I don't really know what parts of code allocate memory but free it only on program shutdown. Help me to find out this
Valgrind only detects pointers that aren't deleted, more or less. Keeping them around when you don't need them is a different problem.
Firstly, all objects and memory are freed at shutdown. If there's a leak, valgrind will detect it as memory not referenced by an object, etc. Any leaks however are freed by the operating system in the end.
If you're catching all exceptions (...) and not doing anything with them, well, don't do that. It's a common cause.
Secondly, a logfile of destructors that are called during shutdown might be helpful. Perhaps at the end of main(), set a global flag; any destructors called while that flag is set can output that they exist. See if there are lots of objects that shouldn't be there.
A bit easier, you can use a global variable, each ctor can increment it by 1, and dtor decrement by 1. If you find that the number of objects isn't staying relatively the same, you can investigate which ones are making the problem using similar techniques.
Thirdly, use Boost and its scoped smart pointers to help, but do not rely on smart pointers as the holy grail.

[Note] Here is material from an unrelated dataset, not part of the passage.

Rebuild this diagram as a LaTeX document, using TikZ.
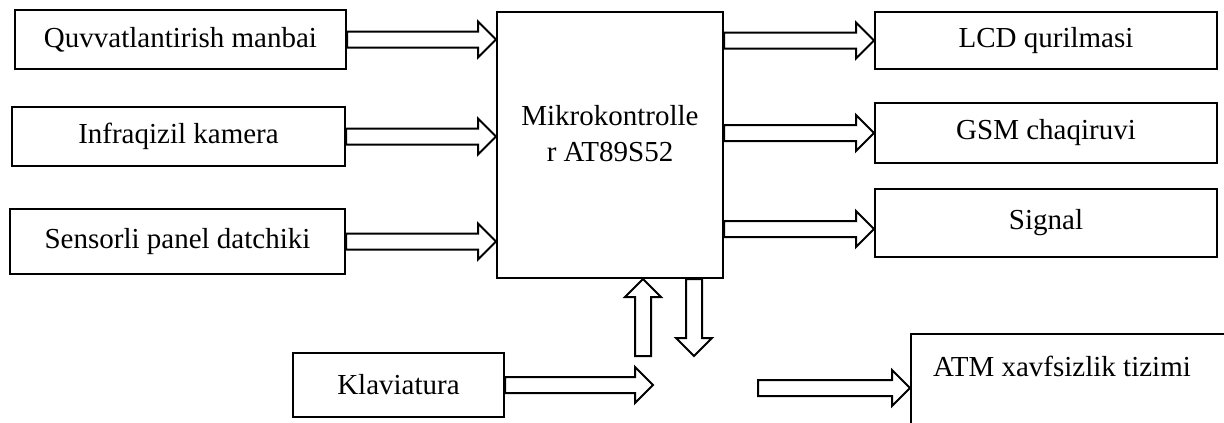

There is a possible underlying issue that I have come across. For long-running programs, memory fragmentation can lead to large memory usage. You may delete a 1mb object, then try to create a 2mb object; the creation will be in new space because that 1mb 'free chunk' is not big enough. Then when you make a 512kb object it may go into that 1mb object's space, only using 1/2 of available space, but making it so that your next 1mb object needs to be allocated in big space.
Unfortunately this problem can become bad, due to small objects being allocated in persistent places. There may be, say, 50-byte classes 300kb apart in memory, and like 100 of them, but no 512kb objects can be allocated in that space, so it allocates an additional 512kb for each new object, effectively wasting 90% of actual 'free' space even though your program owns more than enough already.
This problem is hard to track down as the definite cause, but if you examine your program's flow, look for small allocations. Remember std::list/vector/etc. can all cause this; if you're looking to make a daemon that does lots of memory ops run for weeks, it's a good idea to pre-allocate memory using reserve(). Memory pools are even better.
Depending on the time you want to put in, you can also either make (or find) a custom memory allocator that will report on objects when it shuts down, too.
Try to use Valgrind Massif tool. From Massif manual:
Also, there are certain space leaks that aren't detected by
traditional leak-checkers, such as Memcheck's. That's because the
memory isn't ever actually lost -- a pointer remains to it -- but it's
not in use. Programs that have leaks like this can unnecessarily
increase the amount of memory they are using over time. Massif can
help identify these leaks.
Massif should show you what's happening with memory and where it is allocated and not freeing until shutdown.
Since you are sure, there's no memory leak, your program might be allocating memory and storing data without leaking.
For example, let's say your program uses a linked list...
struct list{
DATA_ARRAY arr; //Some data
struct *list next;
};
While(true) //infinite loop
{
// Add new nodes to list
// Store some data in the node
}
There's no leak here. But the loop adds new nodes forever and stores data and everything is perfectly valid. But memory usage increases all the time. Since you are running for 2-5 days, something like this is certainly possible.
You may have to inspect the code and free memory if no longer needed.